MUMBAI Bank of Baroda Ltd, India's second-biggest state-controlled lender by assets, expects the rate of growth in bad loans to slow in the coming financial year, a senior banker said on Tuesday.
Ashok Garg, an executive director, said the Bank of Baroda expects gross non-performing loans to total about 450 billion rupees ($6.7 billion) in the current year ending in March.
That would put the bank within the 50 billion rupees rise in bad loans that it had forecast for the current year, Garg said, adding that incremental bad loans in the next fiscal year would fall below these levels.
"We are hopeful next year should be a bit better," Garg told Reuters, referring to slippages or additional bad loans.
He said the bank had strengthened its credit monitoring and recovery processes and had a "strong" team on the ground chasing errant borrowers.
Altogether, Indian banks had a record $133 billion of restructured debt and bad loans as of last September, according to the Reserve Bank of India. The amount of soured loans surged last year after a clean-up order by the regulator brought more bad debt to light.
Bank of Baroda also expects lending growth to gather pace going forward, Garg said, declining to give a specific forecast. The bank is confident it can raise more external capital if it needs to and it could also look at monetising some non-core investments, he said.
Bank of Baroda's investments include a stake in UTI Asset Management, which is preparing for an initial public offering.
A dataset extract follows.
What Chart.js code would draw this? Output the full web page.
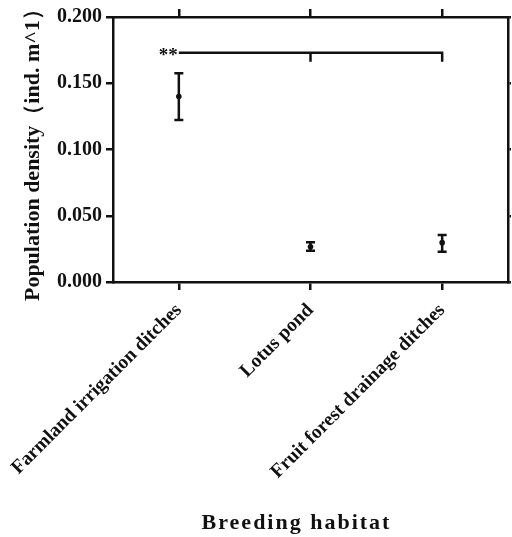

The bank is also selling a stake in National Stock Exchange, which is expected to list later this year.
At least five brokerage firms have downgraded Bank of Baroda's stock since it reported third-quarter earnings last Friday. Of 44 analysts covering the bank, 18 have a 'buy' or equivalent rating, while 13 have a 'sell' the stock, according to Thomson Reuters data.
The stock was little changed on Tuesday, having lost more than 10 percent a day earlier on earnings worries.